# Problem details:
Nothing but the lines from the top of the data to the line holding "import numpy as np" should be printed, word for word and both ends included; leave the pictures out.

# Information supplied:
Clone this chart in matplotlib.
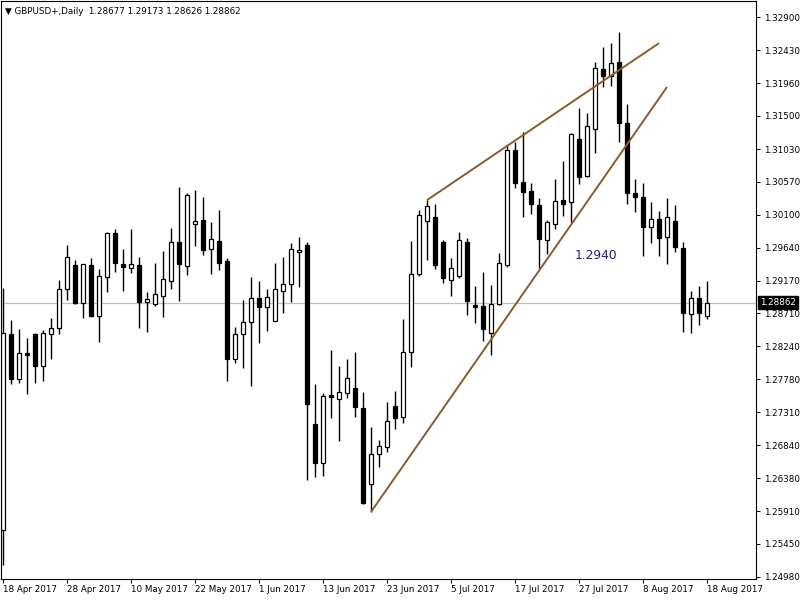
import matplotlib
matplotlib.use("Agg")
import matplotlib.pyplot as plt
import matplotlib.transforms as mtransforms
import numpy as np

# ---- data (GBPUSD+, Daily, 18 Apr 2017 .. 18 Aug 2017, one bar per trading day) ----
opens = [1.2564, 1.2842, 1.2778, 1.2815, 1.2842, 1.2796, 1.2842, 1.2850, 1.2905, 1.2939,
         1.2886, 1.2939, 1.2867, 1.2922, 1.2985, 1.2941, 1.2935, 1.2939, 1.2887, 1.2884,
         1.2895, 1.2917, 1.2972, 1.2938, 1.2997, 1.3003, 1.2962, 1.2973, 1.2945, 1.2806,
         1.2842, 1.2859, 1.2893, 1.2880, 1.2860, 1.2902, 1.2912, 1.2958, 1.2968, 1.2714,
         1.2659, 1.2755, 1.2750, 1.2758, 1.2765, 1.2737, 1.2630, 1.2672, 1.2682, 1.2740,
         1.2724, 1.2816, 1.2927, 1.3001, 1.3007, 1.2972, 1.2918, 1.2924, 1.2972, 1.2883,
         1.2881, 1.2843, 1.2884, 1.2939, 1.3102, 1.3057, 1.3044, 1.3024, 1.2975, 1.2997,
         1.3031, 1.3028, 1.3117, 1.3065, 1.3132, 1.3216, 1.3207, 1.3226, 1.3140, 1.3041,
         1.3035, 1.2993, 1.3004, 1.2979, 1.3001, 1.2963, 1.2870, 1.2893, 1.28677]
highs = [1.2907, 1.2861, 1.2849, 1.2836, 1.2843, 1.2847, 1.2864, 1.2918, 1.2968, 1.2946,
         1.2941, 1.2949, 1.2934, 1.2986, 1.2990, 1.2962, 1.2990, 1.2951, 1.2901, 1.2942,
         1.2959, 1.2992, 1.3050, 1.3041, 1.3045, 1.3035, 1.3000, 1.3017, 1.2949, 1.2852,
         1.2890, 1.2922, 1.2917, 1.2905, 1.2942, 1.2951, 1.2970, 1.2979, 1.2972, 1.2771,
         1.2758, 1.2819, 1.2796, 1.2806, 1.2816, 1.2760, 1.2710, 1.2692, 1.2745, 1.2761,
         1.2863, 1.2973, 1.3017, 1.3031, 1.3026, 1.2975, 1.2949, 1.2986, 1.2977, 1.2910,
         1.2929, 1.2911, 1.2956, 1.3109, 1.3113, 1.3127, 1.3055, 1.3034, 1.3003, 1.3061,
         1.3086, 1.3126, 1.3161, 1.3154, 1.3226, 1.3248, 1.3253, 1.3269, 1.3167, 1.3061,
         1.3055, 1.3028, 1.3016, 1.3034, 1.3024, 1.2972, 1.2902, 1.2910, 1.29173]
lows = [1.2515, 1.2771, 1.2772, 1.2757, 1.2772, 1.2775, 1.2806, 1.2842, 1.2890, 1.2884,
        1.2864, 1.2866, 1.2830, 1.2901, 1.2929, 1.2902, 1.2928, 1.2850, 1.2844, 1.2881,
        1.2866, 1.2905, 1.2888, 1.2925, 1.2966, 1.2953, 1.2927, 1.2932, 1.2775, 1.2801,
        1.2794, 1.2768, 1.2829, 1.2846, 1.2860, 1.2871, 1.2887, 1.2908, 1.2635, 1.2639,
        1.2641, 1.2723, 1.2690, 1.2751, 1.2724, 1.2601, 1.2590, 1.2654, 1.2675, 1.2707,
        1.2716, 1.2795, 1.2924, 1.2946, 1.2934, 1.2914, 1.2895, 1.2921, 1.2869, 1.2857,
        1.2832, 1.2812, 1.2883, 1.2936, 1.3048, 1.3007, 1.3011, 1.2935, 1.2955, 1.2990,
        1.3009, 1.3000, 1.3054, 1.3064, 1.3098, 1.3191, 1.3192, 1.3113, 1.3026, 1.3014,
        1.2952, 1.2970, 1.2952, 1.2941, 1.2958, 1.2844, 1.2843, 1.2854, 1.28626]
closes = [1.2843, 1.2778, 1.2815, 1.2812, 1.2796, 1.2843, 1.2850, 1.2905, 1.2951, 1.2886,
          1.2941, 1.2867, 1.2924, 1.2985, 1.2942, 1.2936, 1.2941, 1.2887, 1.2891, 1.2898,
          1.2919, 1.2972, 1.2941, 1.3038, 1.3001, 1.2960, 1.2976, 1.2942, 1.2806, 1.2842,
          1.2859, 1.2893, 1.2880, 1.2894, 1.2905, 1.2912, 1.2962, 1.2960, 1.2743, 1.2659,
          1.2754, 1.2753, 1.2760, 1.2779, 1.2738, 1.2603, 1.2672, 1.2683, 1.2719, 1.2723,
          1.2816, 1.2927, 1.3010, 1.3023, 1.2939, 1.2921, 1.2935, 1.2975, 1.2888, 1.2880,
          1.2849, 1.2884, 1.2942, 1.3102, 1.3055, 1.3042, 1.3026, 1.2976, 1.3000, 1.3030,
          1.3026, 1.3125, 1.3064, 1.3136, 1.3218, 1.3207, 1.3225, 1.3140, 1.3041, 1.3035,
          1.2993, 1.3004, 1.2977, 1.3007, 1.2965, 1.2871, 1.2893, 1.2871, 1.28862]

date_tick_bars = [0, 8, 16, 24, 32, 40, 48, 56, 64, 72, 80, 88]
date_tick_labels = ["18 Apr 2017", "28 Apr 2017", "10 May 2017", "22 May 2017",
                    "1 Jun 2017", "13 Jun 2017", "23 Jun 2017", "5 Jul 2017",
                    "17 Jul 2017", "27 Jul 2017", "8 Aug 2017", "18 Aug 2017"]
price_ticks = [1.32900, 1.32430, 1.31960, 1.31500, 1.31030, 1.30570, 1.30100, 1.29640,
               1.29170, 1.28710, 1.28240, 1.27780, 1.27310, 1.26840, 1.26380, 1.25910,
               1.25450, 1.24980]

# trend lines (bar index, price)
trend1_bars = [53, 82]
trend1_prices = [1.3031, 1.3253]
trend2_bars = [46, 83]
trend2_prices = [1.2590, 1.3191]
note_text = "1.2940"
note_bar = 71.4
note_price = 1.2952

bid_price = 1.28862
header = "\u25BC GBPUSD+,Daily  1.28677 1.29173 1.28626 1.28862"

# ---- figure ----
plt.rcParams['font.family'] = ['DejaVu Sans']
fs = 6.3
fig = plt.figure(figsize=(8, 6), dpi=100)
fig.patch.set_facecolor('white')
ax = fig.add_axes([1 / 800, 21 / 600, 755 / 800, 578 / 600])
ax.set_facecolor('white')

o = np.array(opens)
h = np.array(highs)
l = np.array(lows)
c = np.array(closes)
x = np.arange(len(o))
up = c >= o

ax.axhline(bid_price, color='#c0c0c0', lw=0.9, zorder=1)
ax.vlines(x, l, h, color='black', lw=1.0, zorder=2)
ax.bar(x, np.abs(c - o), bottom=np.minimum(o, c), width=0.55,
       color=np.where(up, 'white', 'black'), edgecolor='black', linewidth=0.9, zorder=3)

ax.plot(trend1_bars, trend1_prices, color='#8B5A2B', lw=1.4, zorder=4, solid_capstyle='butt')
ax.plot(trend2_bars, trend2_prices, color='#8B5A2B', lw=1.4, zorder=4, solid_capstyle='butt')
ax.text(note_bar, note_price, note_text, color='#1c1c80', fontsize=8.8, ha='left', va='center', zorder=5)

ax.set_xlim(-0.25, 94.125)
ax.set_ylim(1.249516, 1.331263)

for s in ax.spines.values():
    s.set_color('black')
    s.set_linewidth(0.8)

ax.yaxis.tick_right()
ax.set_yticks(price_ticks)
ax.set_yticklabels([f"{v:.5f}" for v in price_ticks])
ax.tick_params(axis='y', direction='out', length=3, width=0.7, pad=2.5, labelsize=fs, colors='black')

ax.set_xticks(date_tick_bars)
ax.set_xticklabels(date_tick_labels, ha='left')
ax.tick_params(axis='x', direction='out', length=3, width=0.7, pad=1.5, labelsize=fs, colors='black')

fig.text(5 / 800, 1 - 12 / 600, header, fontsize=fs, ha='left', va='center', color='black')

trans = mtransforms.blended_transform_factory(fig.transFigure, ax.transData)
fig.text(760 / 800, bid_price, f"{bid_price:.5f}", transform=trans, color='white', fontsize=fs,
         ha='left', va='center',
         bbox=dict(boxstyle='square,pad=0.25', fc='black', ec='black'))

fig.savefig('out.png', dpi=100, facecolor='white')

# The output:
Clone this chart in matplotlib.
import matplotlib
matplotlib.use("Agg")
import matplotlib.pyplot as plt
import matplotlib.transforms as mtransforms
import numpy as np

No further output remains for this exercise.